> Work to complete: Could you copy every line from the material below in which "that" appears?

Data extracted from a collection:
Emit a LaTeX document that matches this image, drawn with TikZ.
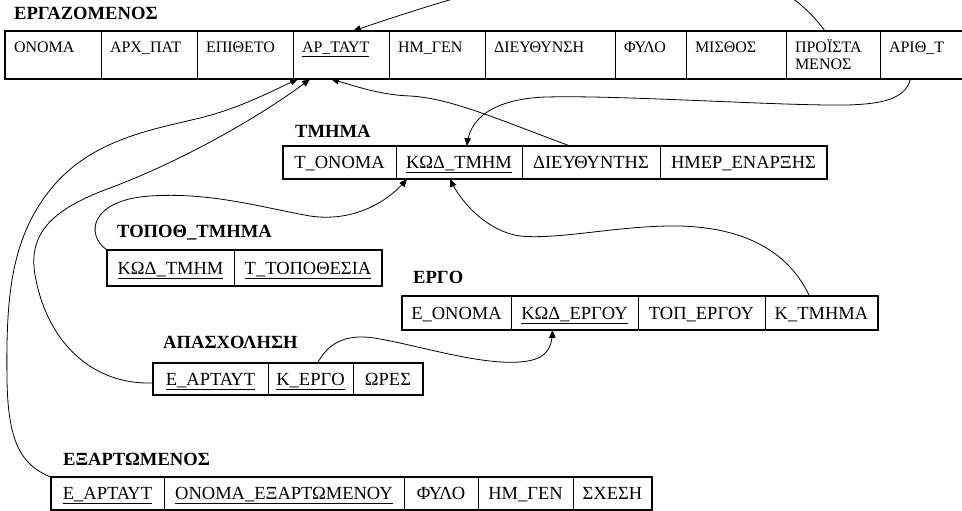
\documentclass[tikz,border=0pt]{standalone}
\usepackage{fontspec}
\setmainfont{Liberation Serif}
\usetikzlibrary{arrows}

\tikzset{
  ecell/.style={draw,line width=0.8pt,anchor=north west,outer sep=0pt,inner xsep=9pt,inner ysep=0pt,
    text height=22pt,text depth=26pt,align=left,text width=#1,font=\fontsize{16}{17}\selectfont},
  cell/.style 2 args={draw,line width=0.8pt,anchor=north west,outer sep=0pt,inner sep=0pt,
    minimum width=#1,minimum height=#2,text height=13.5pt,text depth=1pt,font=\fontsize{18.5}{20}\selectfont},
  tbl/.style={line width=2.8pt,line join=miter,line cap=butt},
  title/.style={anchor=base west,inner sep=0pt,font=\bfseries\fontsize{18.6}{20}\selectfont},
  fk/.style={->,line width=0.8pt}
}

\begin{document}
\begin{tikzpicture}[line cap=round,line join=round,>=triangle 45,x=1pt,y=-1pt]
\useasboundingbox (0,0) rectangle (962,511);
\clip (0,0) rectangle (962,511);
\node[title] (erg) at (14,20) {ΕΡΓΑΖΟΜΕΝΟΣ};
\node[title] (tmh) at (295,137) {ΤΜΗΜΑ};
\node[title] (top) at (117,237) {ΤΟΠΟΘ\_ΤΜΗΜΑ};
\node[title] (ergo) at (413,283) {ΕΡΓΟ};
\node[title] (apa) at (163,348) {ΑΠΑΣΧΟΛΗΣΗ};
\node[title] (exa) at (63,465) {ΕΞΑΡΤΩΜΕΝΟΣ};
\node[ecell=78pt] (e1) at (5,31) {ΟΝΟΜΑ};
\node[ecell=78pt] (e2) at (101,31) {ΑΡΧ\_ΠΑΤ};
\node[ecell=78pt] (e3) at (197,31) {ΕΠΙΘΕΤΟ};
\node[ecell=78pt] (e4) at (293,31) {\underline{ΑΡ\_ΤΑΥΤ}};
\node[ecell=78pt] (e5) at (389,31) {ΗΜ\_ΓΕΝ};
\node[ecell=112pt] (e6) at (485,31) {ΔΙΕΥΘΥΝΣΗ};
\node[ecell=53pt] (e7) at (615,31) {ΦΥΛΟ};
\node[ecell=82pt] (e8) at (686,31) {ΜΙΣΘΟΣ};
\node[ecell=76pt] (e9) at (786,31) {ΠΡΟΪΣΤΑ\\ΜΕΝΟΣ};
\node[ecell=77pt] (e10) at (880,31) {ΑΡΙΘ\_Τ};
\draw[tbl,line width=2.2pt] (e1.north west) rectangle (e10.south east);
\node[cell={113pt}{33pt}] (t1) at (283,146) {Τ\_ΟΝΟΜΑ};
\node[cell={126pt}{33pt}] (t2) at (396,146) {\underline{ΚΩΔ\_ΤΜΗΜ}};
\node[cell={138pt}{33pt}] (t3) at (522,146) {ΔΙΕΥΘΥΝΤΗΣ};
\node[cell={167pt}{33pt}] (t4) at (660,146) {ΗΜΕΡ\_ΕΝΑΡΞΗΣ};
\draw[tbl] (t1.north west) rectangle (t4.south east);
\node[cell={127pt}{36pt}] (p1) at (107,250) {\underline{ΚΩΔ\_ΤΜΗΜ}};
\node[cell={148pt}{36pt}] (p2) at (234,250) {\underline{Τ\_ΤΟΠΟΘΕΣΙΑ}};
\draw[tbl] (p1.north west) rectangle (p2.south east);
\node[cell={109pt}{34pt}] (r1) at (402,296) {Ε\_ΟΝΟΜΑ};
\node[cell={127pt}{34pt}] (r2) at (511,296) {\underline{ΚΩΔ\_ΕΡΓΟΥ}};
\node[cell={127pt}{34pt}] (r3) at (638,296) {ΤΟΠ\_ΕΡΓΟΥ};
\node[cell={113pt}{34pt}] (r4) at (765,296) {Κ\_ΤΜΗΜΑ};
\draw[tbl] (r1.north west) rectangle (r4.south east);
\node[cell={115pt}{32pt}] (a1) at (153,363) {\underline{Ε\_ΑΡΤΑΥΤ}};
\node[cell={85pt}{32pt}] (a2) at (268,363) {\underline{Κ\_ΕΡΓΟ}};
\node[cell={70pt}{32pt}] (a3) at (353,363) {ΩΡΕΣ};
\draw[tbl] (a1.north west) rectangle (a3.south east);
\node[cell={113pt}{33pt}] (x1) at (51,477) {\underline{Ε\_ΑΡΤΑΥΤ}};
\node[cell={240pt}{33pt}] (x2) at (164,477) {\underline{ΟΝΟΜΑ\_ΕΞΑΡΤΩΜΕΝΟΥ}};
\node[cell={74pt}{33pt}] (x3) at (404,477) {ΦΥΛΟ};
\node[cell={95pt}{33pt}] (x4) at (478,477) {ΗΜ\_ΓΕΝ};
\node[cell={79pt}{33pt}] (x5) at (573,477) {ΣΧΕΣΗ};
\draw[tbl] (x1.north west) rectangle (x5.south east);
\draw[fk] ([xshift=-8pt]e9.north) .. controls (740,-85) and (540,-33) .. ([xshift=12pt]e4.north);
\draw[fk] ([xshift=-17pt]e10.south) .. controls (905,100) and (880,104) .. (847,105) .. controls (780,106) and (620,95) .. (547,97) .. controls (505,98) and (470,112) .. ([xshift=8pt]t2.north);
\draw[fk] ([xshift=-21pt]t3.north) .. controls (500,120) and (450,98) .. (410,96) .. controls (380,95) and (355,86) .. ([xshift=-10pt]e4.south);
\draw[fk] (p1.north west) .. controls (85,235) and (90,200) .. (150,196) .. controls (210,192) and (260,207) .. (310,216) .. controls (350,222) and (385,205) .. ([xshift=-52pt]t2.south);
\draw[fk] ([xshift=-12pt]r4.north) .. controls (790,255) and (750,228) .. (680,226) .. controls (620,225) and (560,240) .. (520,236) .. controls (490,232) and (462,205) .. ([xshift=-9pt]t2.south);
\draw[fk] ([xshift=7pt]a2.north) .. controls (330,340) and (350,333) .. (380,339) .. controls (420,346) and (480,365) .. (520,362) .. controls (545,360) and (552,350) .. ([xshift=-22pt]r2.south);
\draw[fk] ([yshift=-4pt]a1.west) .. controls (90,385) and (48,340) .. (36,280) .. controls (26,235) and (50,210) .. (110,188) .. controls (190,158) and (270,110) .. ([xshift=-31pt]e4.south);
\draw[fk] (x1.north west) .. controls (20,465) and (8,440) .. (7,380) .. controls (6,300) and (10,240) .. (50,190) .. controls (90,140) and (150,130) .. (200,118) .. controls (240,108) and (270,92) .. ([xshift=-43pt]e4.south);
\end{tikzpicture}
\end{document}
--
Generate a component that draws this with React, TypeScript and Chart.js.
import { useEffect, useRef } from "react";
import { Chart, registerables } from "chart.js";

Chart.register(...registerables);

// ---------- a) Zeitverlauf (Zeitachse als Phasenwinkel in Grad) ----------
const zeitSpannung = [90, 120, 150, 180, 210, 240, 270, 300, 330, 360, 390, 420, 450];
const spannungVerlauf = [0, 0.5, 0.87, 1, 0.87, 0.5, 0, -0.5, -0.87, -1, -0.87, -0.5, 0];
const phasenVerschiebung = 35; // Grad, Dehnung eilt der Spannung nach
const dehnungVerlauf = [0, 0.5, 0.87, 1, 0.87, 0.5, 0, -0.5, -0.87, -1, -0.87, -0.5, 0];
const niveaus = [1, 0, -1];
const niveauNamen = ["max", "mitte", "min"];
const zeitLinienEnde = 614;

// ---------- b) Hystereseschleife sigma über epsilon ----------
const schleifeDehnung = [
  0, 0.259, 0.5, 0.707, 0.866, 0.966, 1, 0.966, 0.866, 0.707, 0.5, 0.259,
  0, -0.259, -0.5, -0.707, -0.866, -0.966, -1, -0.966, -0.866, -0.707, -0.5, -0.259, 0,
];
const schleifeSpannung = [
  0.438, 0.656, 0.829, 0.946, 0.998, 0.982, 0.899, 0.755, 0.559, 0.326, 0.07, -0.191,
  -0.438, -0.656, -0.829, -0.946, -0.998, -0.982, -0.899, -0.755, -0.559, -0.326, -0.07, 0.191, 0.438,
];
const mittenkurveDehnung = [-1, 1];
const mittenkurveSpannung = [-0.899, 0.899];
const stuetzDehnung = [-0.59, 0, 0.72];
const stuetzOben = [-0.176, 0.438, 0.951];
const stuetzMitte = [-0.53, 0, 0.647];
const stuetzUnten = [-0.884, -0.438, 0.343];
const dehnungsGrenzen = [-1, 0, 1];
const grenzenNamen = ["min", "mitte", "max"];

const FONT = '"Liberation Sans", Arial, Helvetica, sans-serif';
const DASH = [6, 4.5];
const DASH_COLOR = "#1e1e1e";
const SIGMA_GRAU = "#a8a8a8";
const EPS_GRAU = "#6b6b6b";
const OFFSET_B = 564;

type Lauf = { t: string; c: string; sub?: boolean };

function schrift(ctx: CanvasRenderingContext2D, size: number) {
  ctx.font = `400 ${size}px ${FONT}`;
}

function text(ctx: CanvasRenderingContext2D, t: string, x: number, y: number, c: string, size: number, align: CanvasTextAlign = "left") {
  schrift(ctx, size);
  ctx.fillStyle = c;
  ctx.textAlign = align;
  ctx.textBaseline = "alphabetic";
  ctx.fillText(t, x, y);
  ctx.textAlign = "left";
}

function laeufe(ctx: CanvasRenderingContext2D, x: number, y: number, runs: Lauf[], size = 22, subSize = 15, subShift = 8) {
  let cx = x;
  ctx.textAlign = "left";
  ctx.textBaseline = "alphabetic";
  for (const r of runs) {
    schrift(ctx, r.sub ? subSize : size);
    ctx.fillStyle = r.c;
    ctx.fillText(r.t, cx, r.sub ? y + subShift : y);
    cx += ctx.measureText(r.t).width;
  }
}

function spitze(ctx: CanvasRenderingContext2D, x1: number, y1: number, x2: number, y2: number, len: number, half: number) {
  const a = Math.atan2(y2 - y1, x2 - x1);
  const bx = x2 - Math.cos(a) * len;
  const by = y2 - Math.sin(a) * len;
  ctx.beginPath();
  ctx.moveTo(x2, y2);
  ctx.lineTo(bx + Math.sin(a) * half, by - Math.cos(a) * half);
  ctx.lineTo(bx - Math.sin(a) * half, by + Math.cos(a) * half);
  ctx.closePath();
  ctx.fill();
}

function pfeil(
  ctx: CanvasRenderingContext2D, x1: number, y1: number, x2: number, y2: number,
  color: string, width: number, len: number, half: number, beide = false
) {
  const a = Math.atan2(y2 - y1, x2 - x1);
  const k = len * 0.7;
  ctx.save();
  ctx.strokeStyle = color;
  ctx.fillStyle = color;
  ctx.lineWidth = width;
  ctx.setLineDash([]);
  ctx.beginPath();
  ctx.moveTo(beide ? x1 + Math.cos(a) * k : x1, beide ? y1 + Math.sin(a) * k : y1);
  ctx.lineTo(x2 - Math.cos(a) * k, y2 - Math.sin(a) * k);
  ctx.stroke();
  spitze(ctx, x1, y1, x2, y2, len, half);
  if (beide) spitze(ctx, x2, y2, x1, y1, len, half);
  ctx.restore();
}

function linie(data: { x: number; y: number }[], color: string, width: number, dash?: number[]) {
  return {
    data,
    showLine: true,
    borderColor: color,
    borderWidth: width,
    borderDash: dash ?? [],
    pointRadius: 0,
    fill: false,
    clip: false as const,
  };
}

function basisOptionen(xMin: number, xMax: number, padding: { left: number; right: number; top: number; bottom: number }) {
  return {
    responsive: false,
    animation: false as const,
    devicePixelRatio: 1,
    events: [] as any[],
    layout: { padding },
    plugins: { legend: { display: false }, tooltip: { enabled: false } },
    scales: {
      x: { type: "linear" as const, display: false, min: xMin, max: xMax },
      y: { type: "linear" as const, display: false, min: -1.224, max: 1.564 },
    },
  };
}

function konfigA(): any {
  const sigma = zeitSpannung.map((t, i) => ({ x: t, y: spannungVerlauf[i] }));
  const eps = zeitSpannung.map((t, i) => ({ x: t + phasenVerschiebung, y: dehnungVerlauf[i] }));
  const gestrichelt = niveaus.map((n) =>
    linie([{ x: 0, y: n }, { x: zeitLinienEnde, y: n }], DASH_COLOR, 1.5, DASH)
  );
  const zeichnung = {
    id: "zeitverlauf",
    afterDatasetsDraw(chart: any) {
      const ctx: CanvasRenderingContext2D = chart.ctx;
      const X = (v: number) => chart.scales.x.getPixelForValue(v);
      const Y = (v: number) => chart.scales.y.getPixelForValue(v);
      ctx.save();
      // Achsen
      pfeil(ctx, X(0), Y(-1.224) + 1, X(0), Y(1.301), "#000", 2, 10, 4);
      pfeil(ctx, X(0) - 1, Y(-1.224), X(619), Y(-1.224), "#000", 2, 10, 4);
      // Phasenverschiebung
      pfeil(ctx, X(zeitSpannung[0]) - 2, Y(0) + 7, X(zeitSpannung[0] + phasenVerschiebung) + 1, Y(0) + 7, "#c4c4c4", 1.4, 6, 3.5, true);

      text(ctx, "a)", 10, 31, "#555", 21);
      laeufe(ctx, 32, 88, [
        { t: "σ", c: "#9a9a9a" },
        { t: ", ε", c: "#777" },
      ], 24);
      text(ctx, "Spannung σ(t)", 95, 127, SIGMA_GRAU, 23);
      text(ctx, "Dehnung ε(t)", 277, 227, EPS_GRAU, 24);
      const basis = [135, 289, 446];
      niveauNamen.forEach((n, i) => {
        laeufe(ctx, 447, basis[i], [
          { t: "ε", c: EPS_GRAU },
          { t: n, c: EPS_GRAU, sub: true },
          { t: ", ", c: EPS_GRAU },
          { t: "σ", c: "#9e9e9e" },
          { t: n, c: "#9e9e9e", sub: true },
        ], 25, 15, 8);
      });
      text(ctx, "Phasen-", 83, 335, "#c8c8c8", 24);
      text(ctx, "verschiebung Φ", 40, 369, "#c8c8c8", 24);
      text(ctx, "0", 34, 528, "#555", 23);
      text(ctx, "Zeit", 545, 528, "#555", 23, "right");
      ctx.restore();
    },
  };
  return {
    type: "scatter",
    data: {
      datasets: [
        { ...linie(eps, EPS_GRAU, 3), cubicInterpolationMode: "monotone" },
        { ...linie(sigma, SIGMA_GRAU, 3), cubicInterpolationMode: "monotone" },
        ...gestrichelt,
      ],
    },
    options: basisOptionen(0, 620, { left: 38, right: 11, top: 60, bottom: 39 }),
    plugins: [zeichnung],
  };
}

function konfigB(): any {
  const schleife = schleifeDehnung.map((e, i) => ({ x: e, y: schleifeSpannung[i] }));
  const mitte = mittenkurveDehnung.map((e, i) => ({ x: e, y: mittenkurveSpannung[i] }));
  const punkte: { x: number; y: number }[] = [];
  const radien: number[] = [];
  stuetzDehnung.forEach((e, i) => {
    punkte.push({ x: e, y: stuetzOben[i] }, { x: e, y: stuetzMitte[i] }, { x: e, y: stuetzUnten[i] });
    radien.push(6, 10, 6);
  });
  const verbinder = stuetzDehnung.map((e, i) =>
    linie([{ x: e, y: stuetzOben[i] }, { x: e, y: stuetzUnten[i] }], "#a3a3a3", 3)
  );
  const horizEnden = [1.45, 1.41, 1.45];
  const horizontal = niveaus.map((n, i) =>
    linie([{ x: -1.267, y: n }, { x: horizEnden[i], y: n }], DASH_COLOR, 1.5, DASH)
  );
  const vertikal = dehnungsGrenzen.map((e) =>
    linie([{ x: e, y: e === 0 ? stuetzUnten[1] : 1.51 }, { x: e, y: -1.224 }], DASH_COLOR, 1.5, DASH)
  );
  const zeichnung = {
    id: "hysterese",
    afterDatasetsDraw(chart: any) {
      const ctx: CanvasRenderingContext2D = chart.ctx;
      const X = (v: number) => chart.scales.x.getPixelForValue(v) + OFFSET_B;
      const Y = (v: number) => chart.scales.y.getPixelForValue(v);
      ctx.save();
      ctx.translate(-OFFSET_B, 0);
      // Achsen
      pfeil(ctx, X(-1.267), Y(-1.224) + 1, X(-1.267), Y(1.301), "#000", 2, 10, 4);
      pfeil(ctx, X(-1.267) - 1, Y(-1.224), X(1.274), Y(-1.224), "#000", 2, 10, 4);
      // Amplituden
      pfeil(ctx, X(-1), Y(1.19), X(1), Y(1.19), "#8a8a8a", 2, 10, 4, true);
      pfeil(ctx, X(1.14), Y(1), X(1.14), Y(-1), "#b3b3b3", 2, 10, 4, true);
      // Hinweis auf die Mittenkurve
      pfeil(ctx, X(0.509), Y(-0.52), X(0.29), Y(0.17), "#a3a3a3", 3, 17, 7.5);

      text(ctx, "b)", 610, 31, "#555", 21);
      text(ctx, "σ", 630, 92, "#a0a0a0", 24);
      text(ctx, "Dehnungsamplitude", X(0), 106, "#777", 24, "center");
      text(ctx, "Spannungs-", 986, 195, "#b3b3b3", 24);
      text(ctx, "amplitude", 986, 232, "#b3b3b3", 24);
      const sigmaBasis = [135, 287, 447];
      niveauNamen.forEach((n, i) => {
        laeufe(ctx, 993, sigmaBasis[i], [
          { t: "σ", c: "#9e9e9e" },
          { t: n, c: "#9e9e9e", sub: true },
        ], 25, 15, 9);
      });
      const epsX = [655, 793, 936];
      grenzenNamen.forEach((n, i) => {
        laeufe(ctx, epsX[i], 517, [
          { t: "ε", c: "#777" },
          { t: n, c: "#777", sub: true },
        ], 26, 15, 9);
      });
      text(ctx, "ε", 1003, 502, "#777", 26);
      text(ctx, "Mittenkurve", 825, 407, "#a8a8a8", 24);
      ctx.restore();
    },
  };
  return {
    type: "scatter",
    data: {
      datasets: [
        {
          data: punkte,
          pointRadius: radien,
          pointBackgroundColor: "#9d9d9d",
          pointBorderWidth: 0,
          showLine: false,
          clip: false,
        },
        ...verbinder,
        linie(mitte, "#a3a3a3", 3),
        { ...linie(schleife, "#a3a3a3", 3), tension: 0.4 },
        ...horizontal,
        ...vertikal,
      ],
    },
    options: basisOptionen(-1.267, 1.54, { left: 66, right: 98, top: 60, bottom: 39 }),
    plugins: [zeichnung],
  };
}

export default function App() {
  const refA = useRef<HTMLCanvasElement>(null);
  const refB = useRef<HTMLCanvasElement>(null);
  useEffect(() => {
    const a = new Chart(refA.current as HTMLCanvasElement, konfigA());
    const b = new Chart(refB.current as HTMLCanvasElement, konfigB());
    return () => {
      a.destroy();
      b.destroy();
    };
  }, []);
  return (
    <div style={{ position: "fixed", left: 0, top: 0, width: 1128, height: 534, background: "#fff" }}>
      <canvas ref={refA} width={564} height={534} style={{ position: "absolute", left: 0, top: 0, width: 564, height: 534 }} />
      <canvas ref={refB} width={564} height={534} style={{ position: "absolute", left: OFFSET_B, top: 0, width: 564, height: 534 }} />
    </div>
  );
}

> Task output:
Emit a LaTeX document that matches this image, drawn with TikZ.
Generate a component that draws this with React, TypeScript and Chart.js.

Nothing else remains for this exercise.